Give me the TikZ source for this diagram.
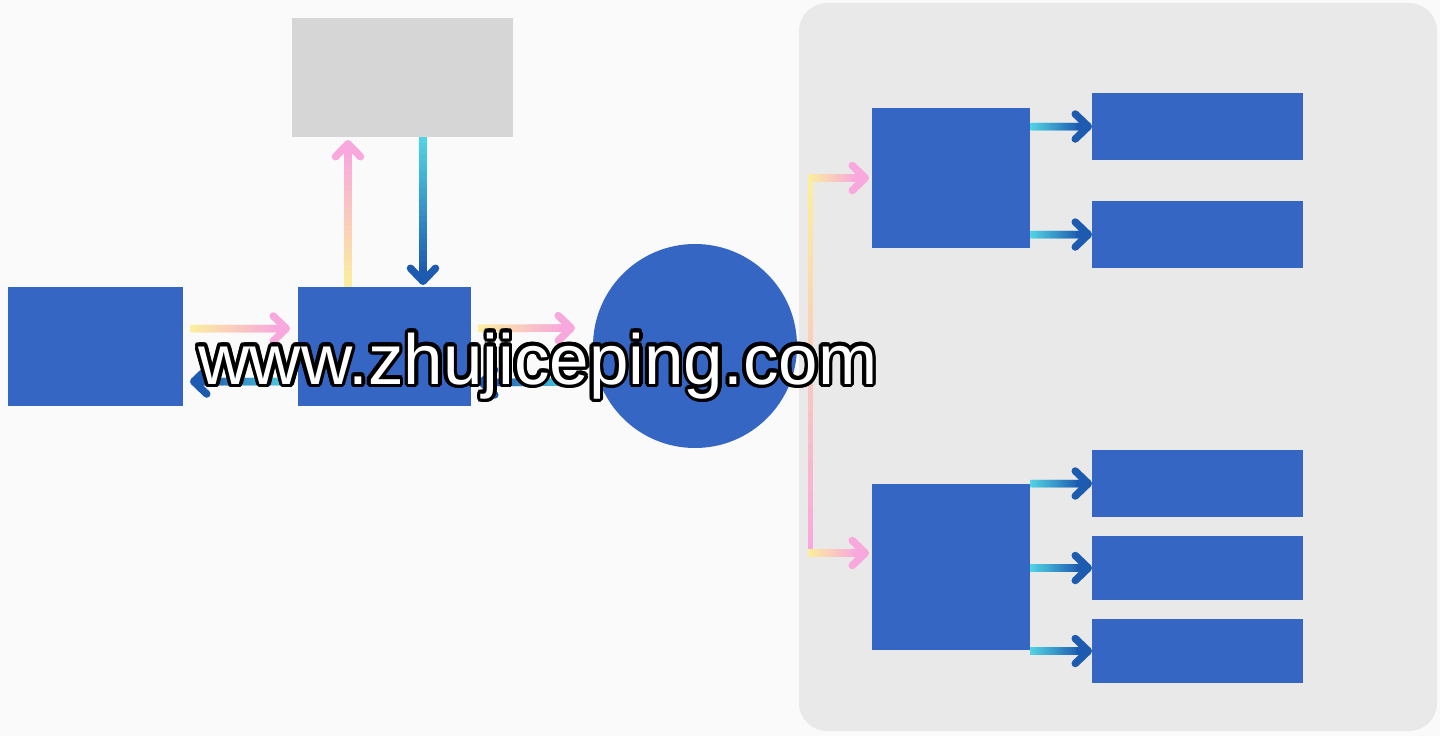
\documentclass[tikz,border=0pt]{standalone}
\usepackage{fontspec}
\setmainfont{Liberation Sans}
\usepackage{tikz}
\usetikzlibrary{positioning}
\usetikzlibrary{calc}
\usetikzlibrary{arrows.meta}

\definecolor{fondo}{HTML}{FAFAFA}
\definecolor{panel}{HTML}{E9E9E9}
\definecolor{gris}{HTML}{D6D6D6}
\definecolor{azul}{HTML}{3566C4}
\definecolor{rosa}{HTML}{F8A8DC}
\definecolor{amarillo}{HTML}{FBEE9E}
\definecolor{cian}{HTML}{52D3E3}
\definecolor{azulosc}{HTML}{1D5BB0}

\tikzset{punta/.style={-{Straight Barb[length=13pt,width=25pt,round]}}}

% tramo con degradado: desde, hasta, color inicial, color final, grosor
\newcommand{\tramograd}[5]{%
  \coordinate (ini) at (#1);
  \coordinate (fin) at (#2);
  \foreach \k in {0,...,23}{
    \pgfmathsetmacro{\pa}{\k/24}
    \pgfmathsetmacro{\pb}{min(1,(\k+1.8)/24)}
    \pgfmathtruncatemacro{\mezcla}{\k*100/23}
    \draw[line width=#5, #4!\mezcla!#3] ($(ini)!\pa!(fin)$) -- ($(ini)!\pb!(fin)$);
  }
}
% flecha con degradado: desde, hasta, color inicial, color final
\newcommand{\flecha}[4]{%
  \coordinate (fa) at (#1);
  \coordinate (fb) at (#2);
  \tramograd{fa}{$(fb)!12pt!(fa)$}{#3}{#4}{7.5pt}
  \draw[line width=7.5pt, #4, punta] ($(fb)!16pt!(fa)$) -- (fb);
}

\begin{document}
\begin{tikzpicture}[x=1pt, y=-1pt, every node/.style={inner sep=0pt, outer sep=0pt}]
            \fill[fondo] (0,0) rectangle (1440,736);
            \useasboundingbox (0,0) rectangle (1440,736);

            % Nodos
            \node[fill=panel, rounded corners=28pt, minimum width=638pt, minimum height=728pt] (panel) at (1118,367) {};
            \node[fill=azul, minimum width=175pt, minimum height=119pt] (e) at (95.5,346.5) {};
            \node[fill=azul, minimum width=173pt, minimum height=119pt] (p) at (384.5,346.5) {};
            \node[fill=gris, minimum width=221pt, minimum height=119pt] (g) at (402.5,77.5) {};
            \node[fill=azul, circle, minimum size=204pt] (c) at (695,346) {};
            \node[fill=azul, minimum width=158pt, minimum height=140pt] (ga) at (951,178) {};
            \node[fill=azul, minimum width=158pt, minimum height=166pt] (gb) at (951,567) {};
            \node[fill=azul, minimum width=211pt, minimum height=67pt] (a1) at (1197.5,126.5) {};
            \node[fill=azul, minimum width=211pt, minimum height=67pt] (a2) at (1197.5,234.5) {};
            \node[fill=azul, minimum width=211pt, minimum height=67pt] (b1) at (1197.5,483.5) {};
            \node[fill=azul, minimum width=211pt, minimum height=64pt] (b2) at (1197.5,568) {};
            \node[fill=azul, minimum width=211pt, minimum height=64pt] (b3) at (1197.5,651) {};
            \coordinate (rsup) at (810,178);
            \coordinate (rinf) at (810,553);

            % Flechas
            \flecha{[yshift=18pt,xshift=7pt]e.east}{[yshift=18pt,xshift=-8pt]p.west}{amarillo}{rosa}
            \flecha{[yshift=-35pt,xshift=-8pt]p.west}{[yshift=-35pt,xshift=7pt]e.east}{cian}{azulosc}
            \flecha{[yshift=18pt,xshift=7pt]p.east}{[yshift=18pt,xshift=-18pt]c.west}{amarillo}{rosa}
            \flecha{[yshift=-36pt,xshift=-18pt]c.west}{[yshift=-36pt,xshift=7pt]p.east}{cian}{azulosc}
            \flecha{[xshift=-36.5pt]p.north}{[xshift=-54.5pt,yshift=-3pt]g.south}{amarillo}{rosa}
            \flecha{[xshift=20.5pt]g.south}{[xshift=38.5pt,yshift=2pt]p.north}{cian}{azulosc}
            \tramograd{rsup}{rinf}{amarillo}{rosa}{5pt}
            \flecha{[xshift=-2.5pt]rsup}{[xshift=-3pt]ga.west}{amarillo}{rosa}
            \flecha{[xshift=-2.5pt]rinf}{[xshift=-3pt,yshift=14pt]gb.west}{amarillo}{rosa}
            \flecha{ga.east |- a1.west}{a1.west}{cian}{azulosc}
            \flecha{ga.east |- a2.west}{a2.west}{cian}{azulosc}
            \flecha{gb.east |- b1.west}{b1.west}{cian}{azulosc}
            \flecha{gb.east |- b2.west}{b2.west}{cian}{azulosc}
            \flecha{gb.east |- b3.west}{b3.west}{cian}{azulosc}

            % Texto (contorno negro y relleno blanco)
            \foreach \ang in {0,20,...,340}
              \node[anchor=base, font=\fontsize{71}{75}\selectfont, text=black] at ([shift={(\ang:3.5pt)}]538,384) {www.zhujiceping.com};
            \node[anchor=base, font=\fontsize{71}{75}\selectfont, text=white] (wm) at (538,384) {www.zhujiceping.com};
          \end{tikzpicture}
\end{document}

++++++

Repeat the data above exactly, but not the pictures.

Give me the TikZ source for this diagram.
\documentclass[tikz,border=0pt]{standalone}
\usepackage{fontspec}
\setmainfont{Liberation Sans}
\usepackage{tikz}
\usetikzlibrary{positioning}
\usetikzlibrary{calc}
\usetikzlibrary{arrows.meta}

\definecolor{fondo}{HTML}{FAFAFA}
\definecolor{panel}{HTML}{E9E9E9}
\definecolor{gris}{HTML}{D6D6D6}
\definecolor{azul}{HTML}{3566C4}
\definecolor{rosa}{HTML}{F8A8DC}
\definecolor{amarillo}{HTML}{FBEE9E}
\definecolor{cian}{HTML}{52D3E3}
\definecolor{azulosc}{HTML}{1D5BB0}

\tikzset{punta/.style={-{Straight Barb[length=13pt,width=25pt,round]}}}

% tramo con degradado: desde, hasta, color inicial, color final, grosor
\newcommand{\tramograd}[5]{%
  \coordinate (ini) at (#1);
  \coordinate (fin) at (#2);
  \foreach \k in {0,...,23}{
    \pgfmathsetmacro{\pa}{\k/24}
    \pgfmathsetmacro{\pb}{min(1,(\k+1.8)/24)}
    \pgfmathtruncatemacro{\mezcla}{\k*100/23}
    \draw[line width=#5, #4!\mezcla!#3] ($(ini)!\pa!(fin)$) -- ($(ini)!\pb!(fin)$);
  }
}
% flecha con degradado: desde, hasta, color inicial, color final
\newcommand{\flecha}[4]{%
  \coordinate (fa) at (#1);
  \coordinate (fb) at (#2);
  \tramograd{fa}{$(fb)!12pt!(fa)$}{#3}{#4}{7.5pt}
  \draw[line width=7.5pt, #4, punta] ($(fb)!16pt!(fa)$) -- (fb);
}

\begin{document}
\begin{tikzpicture}[x=1pt, y=-1pt, every node/.style={inner sep=0pt, outer sep=0pt}]
            \fill[fondo] (0,0) rectangle (1440,736);
            \useasboundingbox (0,0) rectangle (1440,736);

            % Nodos
            \node[fill=panel, rounded corners=28pt, minimum width=638pt, minimum height=728pt] (panel) at (1118,367) {};
            \node[fill=azul, minimum width=175pt, minimum height=119pt] (e) at (95.5,346.5) {};
            \node[fill=azul, minimum width=173pt, minimum height=119pt] (p) at (384.5,346.5) {};
            \node[fill=gris, minimum width=221pt, minimum height=119pt] (g) at (402.5,77.5) {};
            \node[fill=azul, circle, minimum size=204pt] (c) at (695,346) {};
            \node[fill=azul, minimum width=158pt, minimum height=140pt] (ga) at (951,178) {};
            \node[fill=azul, minimum width=158pt, minimum height=166pt] (gb) at (951,567) {};
            \node[fill=azul, minimum width=211pt, minimum height=67pt] (a1) at (1197.5,126.5) {};
            \node[fill=azul, minimum width=211pt, minimum height=67pt] (a2) at (1197.5,234.5) {};
            \node[fill=azul, minimum width=211pt, minimum height=67pt] (b1) at (1197.5,483.5) {};
            \node[fill=azul, minimum width=211pt, minimum height=64pt] (b2) at (1197.5,568) {};
            \node[fill=azul, minimum width=211pt, minimum height=64pt] (b3) at (1197.5,651) {};
            \coordinate (rsup) at (810,178);
            \coordinate (rinf) at (810,553);

            % Flechas
            \flecha{[yshift=18pt,xshift=7pt]e.east}{[yshift=18pt,xshift=-8pt]p.west}{amarillo}{rosa}
            \flecha{[yshift=-35pt,xshift=-8pt]p.west}{[yshift=-35pt,xshift=7pt]e.east}{cian}{azulosc}
            \flecha{[yshift=18pt,xshift=7pt]p.east}{[yshift=18pt,xshift=-18pt]c.west}{amarillo}{rosa}
            \flecha{[yshift=-36pt,xshift=-18pt]c.west}{[yshift=-36pt,xshift=7pt]p.east}{cian}{azulosc}
            \flecha{[xshift=-36.5pt]p.north}{[xshift=-54.5pt,yshift=-3pt]g.south}{amarillo}{rosa}
            \flecha{[xshift=20.5pt]g.south}{[xshift=38.5pt,yshift=2pt]p.north}{cian}{azulosc}
            \tramograd{rsup}{rinf}{amarillo}{rosa}{5pt}
            \flecha{[xshift=-2.5pt]rsup}{[xshift=-3pt]ga.west}{amarillo}{rosa}
            \flecha{[xshift=-2.5pt]rinf}{[xshift=-3pt,yshift=14pt]gb.west}{amarillo}{rosa}
            \flecha{ga.east |- a1.west}{a1.west}{cian}{azulosc}
            \flecha{ga.east |- a2.west}{a2.west}{cian}{azulosc}
            \flecha{gb.east |- b1.west}{b1.west}{cian}{azulosc}
            \flecha{gb.east |- b2.west}{b2.west}{cian}{azulosc}
            \flecha{gb.east |- b3.west}{b3.west}{cian}{azulosc}

            % Texto (contorno negro y relleno blanco)
            \foreach \ang in {0,20,...,340}
              \node[anchor=base, font=\fontsize{71}{75}\selectfont, text=black] at ([shift={(\ang:3.5pt)}]538,384) {www.zhujiceping.com};
            \node[anchor=base, font=\fontsize{71}{75}\selectfont, text=white] (wm) at (538,384) {www.zhujiceping.com};
          \end{tikzpicture}
\end{document}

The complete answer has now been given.